**Given problem**: Repeat the lines below exactly as they appear, but leave out the images.

**Collected material**:
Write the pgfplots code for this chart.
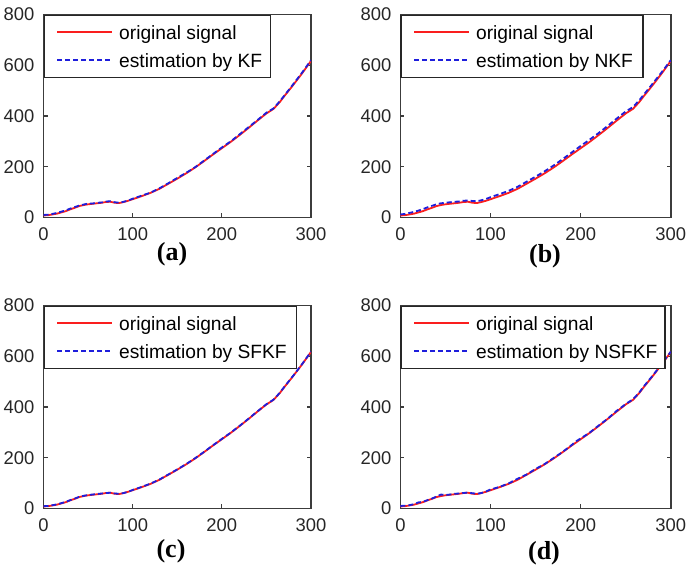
\documentclass[border=0pt]{standalone}
\usepackage{fontspec}
\setmainfont{Liberation Serif}
\setsansfont{Liberation Sans}
\usepackage{pgfplots}
\pgfplotsset{compat=1.18}
\definecolor{sigred}{RGB}{250,30,30}
\definecolor{estblue}{RGB}{30,30,220}
\definecolor{axgray}{RGB}{60,60,60}

\pgfplotstableread{
t y
0 8
5 9
10 12
15 15
20 20
25 25
30 32
35 38
40 45
45 49
50 52
55 54
60 56
65 58
70 61
75 62
80 58
85 57
90 61
95 66
100 72
110 84
120 97
130 113
140 133
150 153
160 174
170 197
180 222
190 248
200 273
210 298
220 325
230 353
240 382
250 410
258 428
265 455
270 478
280 522
290 568
300 617
}\orig

\pgfplotstableread{
t y
0 10
5 11
10 14
15 18
20 23
25 28
30 35
35 41
40 47
45 51
50 55
55 55
60 58
65 59
70 63
75 64
80 60
85 58
90 62
95 67
100 74
110 86
120 98
130 115
140 135
150 156
160 176
170 198
180 224
190 250
200 276
210 300
220 328
230 356
240 384
250 413
258 430
265 458
270 480
280 525
290 571
300 620
}\kf

\pgfplotstableread{
t y
0 12
5 14
10 18
15 22
20 27
25 33
30 40
35 46
40 52
45 56
50 58
55 60
60 62
65 63
70 66
75 67
80 65
85 64
90 68
95 73
100 80
110 92
120 105
130 121
140 141
150 161
160 182
170 205
180 230
190 256
200 282
210 307
220 333
230 361
240 390
250 418
258 435
265 462
270 484
280 528
290 573
300 620
}\nkf

\pgfplotstableread{
t y
0 9
5 10
10 13
15 16
20 21
25 26
30 33
35 39
40 46
45 50
50 53
55 55
60 57
65 59
70 61
75 62
80 59
85 58
90 61
95 66
100 73
110 85
120 98
130 114
140 134
150 154
160 175
170 198
180 223
190 249
200 274
210 299
220 326
230 354
240 383
250 411
258 429
265 456
270 479
280 523
290 569
300 618
}\sfkf

\pgfplotstableread{
t y
0 10
5 11
10 13
15 17
20 24
25 26
30 33
35 39
40 47
45 55
50 53
55 55
60 58
65 59
70 61
75 63
80 60
85 58
90 61
95 67
100 75
110 85
120 99
130 117
140 134
150 156
160 175
170 199
180 223
190 250
195 265
200 276
210 299
220 327
230 354
240 385
245 398
250 412
258 430
265 457
270 481
280 524
290 570
300 618
}\nsfkf

\pgfplotsset{
  panel/.style={
    scale only axis, anchor=south west,
    xmin=0, xmax=300, ymin=0, ymax=800,
    xtick={0,100,200,300}, ytick={0,200,400,600,800},
    tick align=inside, major tick length=2pt,
    axis line style={axgray, line width=0.8pt},
    tick style={axgray, line width=0.6pt},
    ticklabel style={font=\sffamily\fontsize{9.2}{10}\selectfont, text=black!85},
    /pgf/number format/assume math mode=true,
    yticklabel style={xshift=-1pt},
    xticklabel style={yshift=-1.5pt},
    legend cell align=left,
    legend style={at={(0,1)}, anchor=north west, draw=black!85, line width=0.7pt,
      inner xsep=0pt, inner ysep=2pt, row sep=1pt,
      font=\sffamily\fontsize{9.6}{10}\selectfont,
      nodes={inner sep=0pt, text height=10.1pt, text depth=2.9pt}},
    legend image code/.code={\path[draw=none,fill=none] (0pt,0pt) -- (37.5pt,0pt); \draw[##1] (6.5pt,0pt) -- (34pt,0pt);},
  },
  sig/.style={sigred, line width=0.9pt},
  est/.style={estblue, line width=0.9pt, dash pattern=on 2.5pt off 1.5pt},
}

\begin{document}
\begin{tikzpicture}
\useasboundingbox (0,0) rectangle (343pt,282.5pt);

\begin{axis}[panel, at={(21.75pt,173.75pt)}, width=133.75pt, height=101.5pt]
\addplot[sig] table[x=t,y=y] {\orig};
\addlegendentry{original signal}
\addplot[est] table[x=t,y=y] {\kf};
\addlegendentry{\makebox[75.5pt][l]{estimation by KF}}
\end{axis}

\begin{axis}[panel, at={(200.2pt,173.75pt)}, width=135.2pt, height=101.5pt]
\addplot[sig] table[x=t,y=y] {\orig};
\addlegendentry{original signal}
\addplot[est] table[x=t,y=y] {\nkf};
\addlegendentry{\makebox[83.5pt][l]{estimation by NKF}}
\end{axis}

\begin{axis}[panel, at={(21.75pt,28.25pt)}, width=133.75pt, height=101.5pt]
\addplot[sig] table[x=t,y=y] {\orig};
\addlegendentry{original signal}
\addplot[est] table[x=t,y=y] {\sfkf};
\addlegendentry{\makebox[88.5pt][l]{estimation by SFKF}}
\end{axis}

\begin{axis}[panel, at={(200.2pt,28.25pt)}, width=135.2pt, height=101.5pt]
\addplot[sig] table[x=t,y=y] {\orig};
\addlegendentry{original signal}
\addplot[est] table[x=t,y=y] {\nsfkf};
\addlegendentry{\makebox[94.5pt][l]{estimation by NSFKF}}
\end{axis}

\node[font=\bfseries\fontsize{13}{14}\selectfont] at (86pt,155.5pt) {(a)};
\node[font=\bfseries\fontsize{13}{14}\selectfont] at (272.5pt,154.5pt) {(b)};
\node[font=\bfseries\fontsize{13}{14}\selectfont] at (85.5pt,7pt) {(c)};
\node[font=\bfseries\fontsize{13}{14}\selectfont] at (272pt,6pt) {(d)};
\end{tikzpicture}
\end{document}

**The response**:
Write the pgfplots code for this chart.
\documentclass[border=0pt]{standalone}
\usepackage{fontspec}
\setmainfont{Liberation Serif}
\setsansfont{Liberation Sans}
\usepackage{pgfplots}
\pgfplotsset{compat=1.18}
\definecolor{sigred}{RGB}{250,30,30}
\definecolor{estblue}{RGB}{30,30,220}
\definecolor{axgray}{RGB}{60,60,60}

\pgfplotstableread{
t y
0 8
5 9
10 12
15 15
20 20
25 25
30 32
35 38
40 45
45 49
50 52
55 54
60 56
65 58
70 61
75 62
80 58
85 57
90 61
95 66
100 72
110 84
120 97
130 113
140 133
150 153
160 174
170 197
180 222
190 248
200 273
210 298
220 325
230 353
240 382
250 410
258 428
265 455
270 478
280 522
290 568
300 617
}\orig

\pgfplotstableread{
t y
0 10
5 11
10 14
15 18
20 23
25 28
30 35
35 41
40 47
45 51
50 55
55 55
60 58
65 59
70 63
75 64
80 60
85 58
90 62
95 67
100 74
110 86
120 98
130 115
140 135
150 156
160 176
170 198
180 224
190 250
200 276
210 300
220 328
230 356
240 384
250 413
258 430
265 458
270 480
280 525
290 571
300 620
}\kf

\pgfplotstableread{
t y
0 12
5 14
10 18
15 22
20 27
25 33
30 40
35 46
40 52
45 56
50 58
55 60
60 62
65 63
70 66
75 67
80 65
85 64
90 68
95 73
100 80
110 92
120 105
130 121
140 141
150 161
160 182
170 205
180 230
190 256
200 282
210 307
220 333
230 361
240 390
250 418
258 435
265 462
270 484
280 528
290 573
300 620
}\nkf

\pgfplotstableread{
t y
0 9
5 10
10 13
15 16
20 21
25 26
30 33
35 39
40 46
45 50
50 53
55 55
60 57
65 59
70 61
75 62
80 59
85 58
90 61
95 66
100 73
110 85
120 98
130 114
140 134
150 154
160 175
170 198
180 223
190 249
200 274
210 299
220 326
230 354
240 383
250 411
258 429
265 456
270 479
280 523
290 569
300 618
}\sfkf

\pgfplotstableread{
t y
0 10
5 11
10 13
15 17
20 24
25 26
30 33
35 39
40 47
45 55
50 53
55 55
60 58
65 59
70 61
75 63
80 60
85 58
90 61
95 67
100 75
110 85
120 99
130 117
140 134
150 156
160 175
170 199
180 223
190 250
195 265
200 276
210 299
220 327
230 354
240 385
245 398
250 412
258 430
265 457
270 481
280 524
290 570
300 618
}\nsfkf

\pgfplotsset{
  panel/.style={
    scale only axis, anchor=south west,
    xmin=0, xmax=300, ymin=0, ymax=800,
    xtick={0,100,200,300}, ytick={0,200,400,600,800},
    tick align=inside, major tick length=2pt,
    axis line style={axgray, line width=0.8pt},
    tick style={axgray, line width=0.6pt},
    ticklabel style={font=\sffamily\fontsize{9.2}{10}\selectfont, text=black!85},
    /pgf/number format/assume math mode=true,
    yticklabel style={xshift=-1pt},
    xticklabel style={yshift=-1.5pt},
    legend cell align=left,
    legend style={at={(0,1)}, anchor=north west, draw=black!85, line width=0.7pt,
      inner xsep=0pt, inner ysep=2pt, row sep=1pt,
      font=\sffamily\fontsize{9.6}{10}\selectfont,
      nodes={inner sep=0pt, text height=10.1pt, text depth=2.9pt}},
    legend image code/.code={\path[draw=none,fill=none] (0pt,0pt) -- (37.5pt,0pt); \draw[##1] (6.5pt,0pt) -- (34pt,0pt);},
  },
  sig/.style={sigred, line width=0.9pt},
  est/.style={estblue, line width=0.9pt, dash pattern=on 2.5pt off 1.5pt},
}

\begin{document}
\begin{tikzpicture}
\useasboundingbox (0,0) rectangle (343pt,282.5pt);

\begin{axis}[panel, at={(21.75pt,173.75pt)}, width=133.75pt, height=101.5pt]
\addplot[sig] table[x=t,y=y] {\orig};
\addlegendentry{original signal}
\addplot[est] table[x=t,y=y] {\kf};
\addlegendentry{\makebox[75.5pt][l]{estimation by KF}}
\end{axis}

\begin{axis}[panel, at={(200.2pt,173.75pt)}, width=135.2pt, height=101.5pt]
\addplot[sig] table[x=t,y=y] {\orig};
\addlegendentry{original signal}
\addplot[est] table[x=t,y=y] {\nkf};
\addlegendentry{\makebox[83.5pt][l]{estimation by NKF}}
\end{axis}

\begin{axis}[panel, at={(21.75pt,28.25pt)}, width=133.75pt, height=101.5pt]
\addplot[sig] table[x=t,y=y] {\orig};
\addlegendentry{original signal}
\addplot[est] table[x=t,y=y] {\sfkf};
\addlegendentry{\makebox[88.5pt][l]{estimation by SFKF}}
\end{axis}

\begin{axis}[panel, at={(200.2pt,28.25pt)}, width=135.2pt, height=101.5pt]
\addplot[sig] table[x=t,y=y] {\orig};
\addlegendentry{original signal}
\addplot[est] table[x=t,y=y] {\nsfkf};
\addlegendentry{\makebox[94.5pt][l]{estimation by NSFKF}}
\end{axis}

\node[font=\bfseries\fontsize{13}{14}\selectfont] at (86pt,155.5pt) {(a)};
\node[font=\bfseries\fontsize{13}{14}\selectfont] at (272.5pt,154.5pt) {(b)};
\node[font=\bfseries\fontsize{13}{14}\selectfont] at (85.5pt,7pt) {(c)};
\node[font=\bfseries\fontsize{13}{14}\selectfont] at (272pt,6pt) {(d)};
\end{tikzpicture}
\end{document}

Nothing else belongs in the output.